++++ SUPPLIED MATERIAL ++++

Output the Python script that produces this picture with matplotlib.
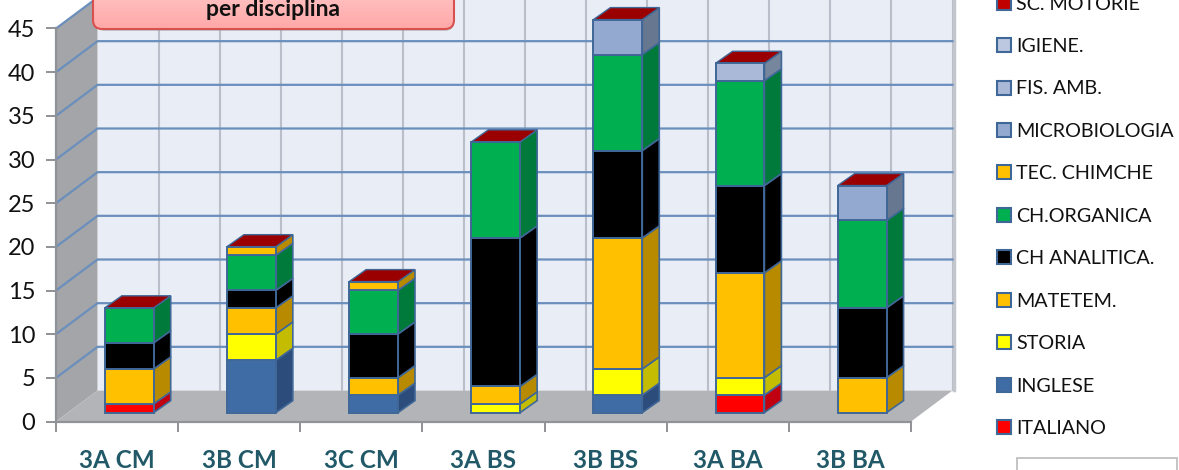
import numpy as np
import matplotlib
matplotlib.use('Agg')
import matplotlib.pyplot as plt
from matplotlib.patches import Polygon, Patch, FancyBboxPatch, Rectangle

categories = ['3A CM', '3B CM', '3C CM', '3A BS', '3B BS', '3A BA', '3B BA']
italiano = [1, 0, 0, 0, 0, 2, 0]
inglese = [0, 6, 2, 0, 2, 0, 0]
storia = [0, 3, 0, 1, 3, 2, 0]
matematica = [4, 3, 2, 2, 15, 12, 4]
analitica = [3, 2, 5, 17, 10, 10, 8]
organica = [4, 4, 5, 11, 11, 12, 10]
tec_chimiche = [0, 1, 1, 0, 0, 0, 0]
microbiologia = [0, 0, 0, 0, 4, 0, 4]
fis_amb = [0, 0, 0, 0, 0, 2, 0]
igiene = [0, 0, 0, 0, 0, 0, 0]
sc_motorie = [0, 0, 0, 0, 0, 0, 0]

names = ['ITALIANO', 'INGLESE', 'STORIA', 'MATETEM.', 'CH ANALITICA.', 'CH.ORGANICA',
         'TEC. CHIMCHE', 'MICROBIOLOGIA', 'FIS. AMB.', 'IGIENE.', 'SC. MOTORIE']
series = [italiano, inglese, storia, matematica, analitica, organica,
          tec_chimiche, microbiologia, fis_amb, igiene, sc_motorie]
colors = ['#ff0000', '#3f6ca5', '#ffff00', '#ffc000', '#000000', '#00b050',
          '#ffc000', '#93a9cf', '#a9b9d7', '#bcc8e0', '#c00000']
side_colors = ['#c00010', '#2c4d7c', '#c4bc00', '#b78a00', '#000000', '#007a3a',
               '#b78a00', '#66778f', '#76869c', '#8a94a6', '#900000']

EDGE = '#3f6797'
GRID = '#6b8fbd'
GRAY = '#8f9296'

fig = plt.figure(figsize=(11.79, 4.70), dpi=100)
plt.rcParams['font.family'] = ['Lato', 'DejaVu Sans']
ax = fig.add_axes([56 / 1179, 48.5 / 470, 855 / 1179, 393 / 470])
ax.set_xlim(0, 7)
ax.set_ylim(0, 45)

# depth of the fake 3D box and of the bars, in data units
wall_dx, wall_dy = 0.34, 3.55
bar_dx, bar_dy = 0.139, 1.374
base = 1.02
bar_w = 0.40
centers = np.arange(len(categories)) + 0.6

# walls and floor
ax.add_patch(Polygon([(wall_dx, wall_dy), (7 + wall_dx, wall_dy), (7 + wall_dx, 45 + wall_dy), (wall_dx, 45 + wall_dy)],
                     fc='#e9edf6', ec='none', clip_on=False, zorder=1))
ax.add_patch(Polygon([(0, 0), (wall_dx, wall_dy), (wall_dx, 45 + wall_dy), (0, 45)],
                     fc='#a3a5a8', ec='none', clip_on=False, zorder=1))
ax.add_patch(Polygon([(0, 0), (7, 0), (7 + wall_dx, wall_dy), (wall_dx, wall_dy)],
                     fc='#b2b4b8', ec='none', clip_on=False, zorder=1))

# grid on the walls
for xv in np.arange(0.5, 7.5, 0.5):
    ax.plot([xv + wall_dx] * 2, [wall_dy, 45 + wall_dy], color='#b9bec8', lw=1.5, clip_on=False, zorder=2)
ax.plot([7 + wall_dx + 0.01] * 2, [wall_dy, 45 + wall_dy], color='#c3c6cc', lw=2.5, clip_on=False, zorder=2)
for yv in range(5, 50, 5):
    ax.plot([0, wall_dx, 7 + wall_dx], [yv, yv + wall_dy, yv + wall_dy], color=GRID, lw=1.6, clip_on=False, zorder=3)

# stacked bars with side faces and a cap
totals = np.zeros(len(categories))
for vals, col, side in zip(series, colors, side_colors):
    vals = np.array(vals, dtype=float)
    shown = vals > 0
    ax.bar(centers[shown], vals[shown], bar_w, bottom=base + totals[shown], color=col,
           edgecolor=EDGE, linewidth=1.4, zorder=6, clip_on=False)
    for i in np.where(shown)[0]:
        x1 = centers[i] + bar_w / 2
        y0 = base + totals[i]
        y1 = y0 + vals[i]
        ax.add_patch(Polygon([(x1, y0), (x1 + bar_dx, y0 + bar_dy), (x1 + bar_dx, y1 + bar_dy), (x1, y1)],
                             fc=side, ec=EDGE, lw=1.2, zorder=5, clip_on=False))
    totals += vals
for c, t in zip(centers, totals):
    x0 = c - bar_w / 2
    y1 = base + t
    ax.add_patch(Polygon([(x0, y1), (x0 + bar_w, y1), (x0 + bar_w + bar_dx, y1 + bar_dy), (x0 + bar_dx, y1 + bar_dy)],
                         fc='#9a0000', ec=EDGE, lw=1.0, zorder=5, clip_on=False))

# axes and ticks
for s in ['top', 'right']:
    ax.spines[s].set_visible(False)
for s in ['left', 'bottom']:
    ax.spines[s].set_color(GRAY)
    ax.spines[s].set_linewidth(1.6)
    ax.spines[s].set_zorder(4)
ax.patch.set_alpha(0)
ax.set_yticks(range(0, 50, 5))
ax.tick_params(axis='y', length=7, width=1.4, color=GRAY, labelsize=17, labelcolor='#111111', pad=8)
ax.set_xticks(range(8))
ax.set_xticklabels([])
ax.tick_params(axis='x', which='major', length=7, width=1.4, color=GRAY)
ax.set_xticks(np.arange(len(categories)) + 0.5, minor=True)
ax.set_xticklabels(categories, minor=True, fontsize=17.5, fontweight='bold', color='#215968')
ax.tick_params(axis='x', which='minor', length=0, pad=20)

# overlay in pixel coordinates for the title box and the stray box
over = fig.add_axes([0, 0, 1, 1], zorder=10)
over.set_xlim(0, 1179)
over.set_ylim(470, 0)
over.axis('off')
over.add_patch(FancyBboxPatch((96, -30), 358, 61, boxstyle='round,pad=0,rounding_size=9',
                              fc='#9a9a9a', ec='none', alpha=0.5))
box = FancyBboxPatch((93, -30), 361, 59, boxstyle='round,pad=0,rounding_size=9',
                     fc='none', ec='#d9514e', lw=1.5, zorder=3)
over.add_patch(box)
grad = np.linspace(0, 1, 64).reshape(-1, 1)
im = over.imshow(grad, extent=(93, 454, 29, -30), aspect='auto', zorder=2.9,
                 cmap=matplotlib.colors.LinearSegmentedColormap.from_list('t', ['#ffd2d2', '#ffa8a8']))
clip = FancyBboxPatch((93, -30), 361, 59, boxstyle='round,pad=0,rounding_size=9',
                      fc='none', ec='none', transform=over.transData)
over.add_patch(clip)
im.set_clip_path(clip)
over.set_xlim(0, 1179)
over.set_ylim(470, 0)
over.text(273, 10, 'per disciplina', ha='center', va='center', fontsize=16.5, fontweight='bold', color='#111111', zorder=4)
over.add_patch(Rectangle((1017, 458), 160, 30, fc='white', ec='#c4c4c4', lw=1.4, clip_on=True))

# legend, top entry runs off the figure like in the original
handles = [Patch(fc=c, ec=EDGE, lw=1.5) for c in colors]
leg = fig.legend(handles[::-1], names[::-1], loc='lower left', bbox_to_anchor=(997 / 1179, 33 / 470),
                 frameon=False, fontsize=14.2, handlelength=0.72, handleheight=0.72, handletextpad=0.25,
                 labelspacing=1.29, borderpad=0, borderaxespad=0, labelcolor='#111111')
leg.set_zorder(11)

plt.savefig('out.png', dpi=100)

++++

▶ _SET PROBLEM_
All the lines above are to be given again exactly as they read, with the pictures removed.

▶ _RESULT OF THE TASK_
Output the Python script that produces this picture with matplotlib.
import numpy as np
import matplotlib
matplotlib.use('Agg')
import matplotlib.pyplot as plt
from matplotlib.patches import Polygon, Patch, FancyBboxPatch, Rectangle

categories = ['3A CM', '3B CM', '3C CM', '3A BS', '3B BS', '3A BA', '3B BA']
italiano = [1, 0, 0, 0, 0, 2, 0]
inglese = [0, 6, 2, 0, 2, 0, 0]
storia = [0, 3, 0, 1, 3, 2, 0]
matematica = [4, 3, 2, 2, 15, 12, 4]
analitica = [3, 2, 5, 17, 10, 10, 8]
organica = [4, 4, 5, 11, 11, 12, 10]
tec_chimiche = [0, 1, 1, 0, 0, 0, 0]
microbiologia = [0, 0, 0, 0, 4, 0, 4]
fis_amb = [0, 0, 0, 0, 0, 2, 0]
igiene = [0, 0, 0, 0, 0, 0, 0]
sc_motorie = [0, 0, 0, 0, 0, 0, 0]

names = ['ITALIANO', 'INGLESE', 'STORIA', 'MATETEM.', 'CH ANALITICA.', 'CH.ORGANICA',
         'TEC. CHIMCHE', 'MICROBIOLOGIA', 'FIS. AMB.', 'IGIENE.', 'SC. MOTORIE']
series = [italiano, inglese, storia, matematica, analitica, organica,
          tec_chimiche, microbiologia, fis_amb, igiene, sc_motorie]
colors = ['#ff0000', '#3f6ca5', '#ffff00', '#ffc000', '#000000', '#00b050',
          '#ffc000', '#93a9cf', '#a9b9d7', '#bcc8e0', '#c00000']
side_colors = ['#c00010', '#2c4d7c', '#c4bc00', '#b78a00', '#000000', '#007a3a',
               '#b78a00', '#66778f', '#76869c', '#8a94a6', '#900000']

EDGE = '#3f6797'
GRID = '#6b8fbd'
GRAY = '#8f9296'

fig = plt.figure(figsize=(11.79, 4.70), dpi=100)
plt.rcParams['font.family'] = ['Lato', 'DejaVu Sans']
ax = fig.add_axes([56 / 1179, 48.5 / 470, 855 / 1179, 393 / 470])
ax.set_xlim(0, 7)
ax.set_ylim(0, 45)

# depth of the fake 3D box and of the bars, in data units
wall_dx, wall_dy = 0.34, 3.55
bar_dx, bar_dy = 0.139, 1.374
base = 1.02
bar_w = 0.40
centers = np.arange(len(categories)) + 0.6

# walls and floor
ax.add_patch(Polygon([(wall_dx, wall_dy), (7 + wall_dx, wall_dy), (7 + wall_dx, 45 + wall_dy), (wall_dx, 45 + wall_dy)],
                     fc='#e9edf6', ec='none', clip_on=False, zorder=1))
ax.add_patch(Polygon([(0, 0), (wall_dx, wall_dy), (wall_dx, 45 + wall_dy), (0, 45)],
                     fc='#a3a5a8', ec='none', clip_on=False, zorder=1))
ax.add_patch(Polygon([(0, 0), (7, 0), (7 + wall_dx, wall_dy), (wall_dx, wall_dy)],
                     fc='#b2b4b8', ec='none', clip_on=False, zorder=1))

# grid on the walls
for xv in np.arange(0.5, 7.5, 0.5):
    ax.plot([xv + wall_dx] * 2, [wall_dy, 45 + wall_dy], color='#b9bec8', lw=1.5, clip_on=False, zorder=2)
ax.plot([7 + wall_dx + 0.01] * 2, [wall_dy, 45 + wall_dy], color='#c3c6cc', lw=2.5, clip_on=False, zorder=2)
for yv in range(5, 50, 5):
    ax.plot([0, wall_dx, 7 + wall_dx], [yv, yv + wall_dy, yv + wall_dy], color=GRID, lw=1.6, clip_on=False, zorder=3)

# stacked bars with side faces and a cap
totals = np.zeros(len(categories))
for vals, col, side in zip(series, colors, side_colors):
    vals = np.array(vals, dtype=float)
    shown = vals > 0
    ax.bar(centers[shown], vals[shown], bar_w, bottom=base + totals[shown], color=col,
           edgecolor=EDGE, linewidth=1.4, zorder=6, clip_on=False)
    for i in np.where(shown)[0]:
        x1 = centers[i] + bar_w / 2
        y0 = base + totals[i]
        y1 = y0 + vals[i]
        ax.add_patch(Polygon([(x1, y0), (x1 + bar_dx, y0 + bar_dy), (x1 + bar_dx, y1 + bar_dy), (x1, y1)],
                             fc=side, ec=EDGE, lw=1.2, zorder=5, clip_on=False))
    totals += vals
for c, t in zip(centers, totals):
    x0 = c - bar_w / 2
    y1 = base + t
    ax.add_patch(Polygon([(x0, y1), (x0 + bar_w, y1), (x0 + bar_w + bar_dx, y1 + bar_dy), (x0 + bar_dx, y1 + bar_dy)],
                         fc='#9a0000', ec=EDGE, lw=1.0, zorder=5, clip_on=False))

# axes and ticks
for s in ['top', 'right']:
    ax.spines[s].set_visible(False)
for s in ['left', 'bottom']:
    ax.spines[s].set_color(GRAY)
    ax.spines[s].set_linewidth(1.6)
    ax.spines[s].set_zorder(4)
ax.patch.set_alpha(0)
ax.set_yticks(range(0, 50, 5))
ax.tick_params(axis='y', length=7, width=1.4, color=GRAY, labelsize=17, labelcolor='#111111', pad=8)
ax.set_xticks(range(8))
ax.set_xticklabels([])
ax.tick_params(axis='x', which='major', length=7, width=1.4, color=GRAY)
ax.set_xticks(np.arange(len(categories)) + 0.5, minor=True)
ax.set_xticklabels(categories, minor=True, fontsize=17.5, fontweight='bold', color='#215968')
ax.tick_params(axis='x', which='minor', length=0, pad=20)

# overlay in pixel coordinates for the title box and the stray box
over = fig.add_axes([0, 0, 1, 1], zorder=10)
over.set_xlim(0, 1179)
over.set_ylim(470, 0)
over.axis('off')
over.add_patch(FancyBboxPatch((96, -30), 358, 61, boxstyle='round,pad=0,rounding_size=9',
                              fc='#9a9a9a', ec='none', alpha=0.5))
box = FancyBboxPatch((93, -30), 361, 59, boxstyle='round,pad=0,rounding_size=9',
                     fc='none', ec='#d9514e', lw=1.5, zorder=3)
over.add_patch(box)
grad = np.linspace(0, 1, 64).reshape(-1, 1)
im = over.imshow(grad, extent=(93, 454, 29, -30), aspect='auto', zorder=2.9,
                 cmap=matplotlib.colors.LinearSegmentedColormap.from_list('t', ['#ffd2d2', '#ffa8a8']))
clip = FancyBboxPatch((93, -30), 361, 59, boxstyle='round,pad=0,rounding_size=9',
                      fc='none', ec='none', transform=over.transData)
over.add_patch(clip)
im.set_clip_path(clip)
over.set_xlim(0, 1179)
over.set_ylim(470, 0)
over.text(273, 10, 'per disciplina', ha='center', va='center', fontsize=16.5, fontweight='bold', color='#111111', zorder=4)
over.add_patch(Rectangle((1017, 458), 160, 30, fc='white', ec='#c4c4c4', lw=1.4, clip_on=True))

# legend, top entry runs off the figure like in the original
handles = [Patch(fc=c, ec=EDGE, lw=1.5) for c in colors]
leg = fig.legend(handles[::-1], names[::-1], loc='lower left', bbox_to_anchor=(997 / 1179, 33 / 470),
                 frameon=False, fontsize=14.2, handlelength=0.72, handleheight=0.72, handletextpad=0.25,
                 labelspacing=1.29, borderpad=0, borderaxespad=0, labelcolor='#111111')
leg.set_zorder(11)

plt.savefig('out.png', dpi=100)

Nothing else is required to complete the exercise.